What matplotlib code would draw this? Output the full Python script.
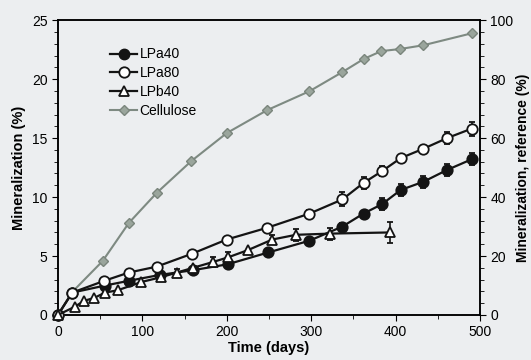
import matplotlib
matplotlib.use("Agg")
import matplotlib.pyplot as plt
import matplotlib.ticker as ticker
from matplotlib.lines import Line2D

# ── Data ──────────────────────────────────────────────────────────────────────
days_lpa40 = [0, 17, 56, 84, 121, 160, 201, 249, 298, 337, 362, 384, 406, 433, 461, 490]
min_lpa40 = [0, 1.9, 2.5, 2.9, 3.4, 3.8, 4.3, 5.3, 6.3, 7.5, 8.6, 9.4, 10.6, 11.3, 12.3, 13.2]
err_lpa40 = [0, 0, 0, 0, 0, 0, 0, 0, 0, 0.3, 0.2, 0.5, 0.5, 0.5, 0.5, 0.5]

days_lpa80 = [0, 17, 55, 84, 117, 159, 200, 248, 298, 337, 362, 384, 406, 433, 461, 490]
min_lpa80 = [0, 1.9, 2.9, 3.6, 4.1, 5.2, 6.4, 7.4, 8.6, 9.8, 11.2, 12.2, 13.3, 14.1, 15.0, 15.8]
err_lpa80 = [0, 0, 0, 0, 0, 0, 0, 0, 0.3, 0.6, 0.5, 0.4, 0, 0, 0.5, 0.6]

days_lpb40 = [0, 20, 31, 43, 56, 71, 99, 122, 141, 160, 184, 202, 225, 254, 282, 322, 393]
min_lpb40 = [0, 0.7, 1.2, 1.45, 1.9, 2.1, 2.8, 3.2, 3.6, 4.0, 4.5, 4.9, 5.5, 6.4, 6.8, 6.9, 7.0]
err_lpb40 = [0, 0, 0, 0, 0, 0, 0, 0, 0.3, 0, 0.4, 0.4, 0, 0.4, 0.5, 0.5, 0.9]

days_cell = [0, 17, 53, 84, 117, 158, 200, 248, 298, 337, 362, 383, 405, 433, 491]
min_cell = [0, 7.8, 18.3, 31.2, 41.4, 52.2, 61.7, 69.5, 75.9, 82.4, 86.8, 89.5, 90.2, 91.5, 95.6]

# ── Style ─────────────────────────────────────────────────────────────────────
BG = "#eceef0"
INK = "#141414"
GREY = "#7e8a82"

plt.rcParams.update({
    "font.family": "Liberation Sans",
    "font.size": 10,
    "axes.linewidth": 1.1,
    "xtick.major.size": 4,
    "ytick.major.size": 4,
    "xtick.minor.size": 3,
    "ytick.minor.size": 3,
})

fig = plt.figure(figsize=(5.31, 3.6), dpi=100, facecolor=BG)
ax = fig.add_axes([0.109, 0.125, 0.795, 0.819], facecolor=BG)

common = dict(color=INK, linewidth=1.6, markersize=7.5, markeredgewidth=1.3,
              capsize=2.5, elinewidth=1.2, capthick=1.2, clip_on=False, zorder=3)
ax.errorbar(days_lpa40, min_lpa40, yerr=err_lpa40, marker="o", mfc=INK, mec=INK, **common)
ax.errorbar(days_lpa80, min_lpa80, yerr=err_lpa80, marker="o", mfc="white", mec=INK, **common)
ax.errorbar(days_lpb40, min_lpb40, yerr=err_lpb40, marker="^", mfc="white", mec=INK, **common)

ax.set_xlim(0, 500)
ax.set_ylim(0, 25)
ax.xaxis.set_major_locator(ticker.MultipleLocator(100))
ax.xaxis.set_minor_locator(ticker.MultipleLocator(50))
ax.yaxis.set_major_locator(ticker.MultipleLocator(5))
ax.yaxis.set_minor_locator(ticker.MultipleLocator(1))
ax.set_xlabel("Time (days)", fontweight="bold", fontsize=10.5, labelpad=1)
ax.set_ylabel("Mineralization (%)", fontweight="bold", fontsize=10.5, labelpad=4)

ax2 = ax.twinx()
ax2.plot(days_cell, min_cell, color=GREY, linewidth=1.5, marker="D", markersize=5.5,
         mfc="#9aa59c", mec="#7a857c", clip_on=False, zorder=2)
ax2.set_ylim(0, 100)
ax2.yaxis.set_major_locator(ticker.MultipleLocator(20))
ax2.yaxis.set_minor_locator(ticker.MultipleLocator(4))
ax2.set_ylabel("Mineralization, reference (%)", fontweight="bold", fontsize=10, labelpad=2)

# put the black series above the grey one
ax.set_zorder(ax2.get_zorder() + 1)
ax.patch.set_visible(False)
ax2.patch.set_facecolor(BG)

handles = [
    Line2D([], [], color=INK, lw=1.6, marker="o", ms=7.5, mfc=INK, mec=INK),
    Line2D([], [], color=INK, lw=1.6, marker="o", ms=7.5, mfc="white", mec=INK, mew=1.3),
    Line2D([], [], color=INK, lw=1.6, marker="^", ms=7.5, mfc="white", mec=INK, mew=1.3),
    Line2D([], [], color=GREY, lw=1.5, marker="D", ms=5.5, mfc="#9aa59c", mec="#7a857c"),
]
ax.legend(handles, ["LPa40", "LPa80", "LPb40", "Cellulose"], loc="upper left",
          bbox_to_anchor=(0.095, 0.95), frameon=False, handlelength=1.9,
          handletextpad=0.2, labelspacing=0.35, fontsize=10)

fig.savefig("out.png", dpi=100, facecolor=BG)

▶ [Directions for this task]
Reproduce only the lines from the beginning of the data through the line that contains "from matplotlib.lines import Line2D", both included, and please drop the pictures.

▶ [The solution]
What matplotlib code would draw this? Output the full Python script.
import matplotlib
matplotlib.use("Agg")
import matplotlib.pyplot as plt
import matplotlib.ticker as ticker
from matplotlib.lines import Line2D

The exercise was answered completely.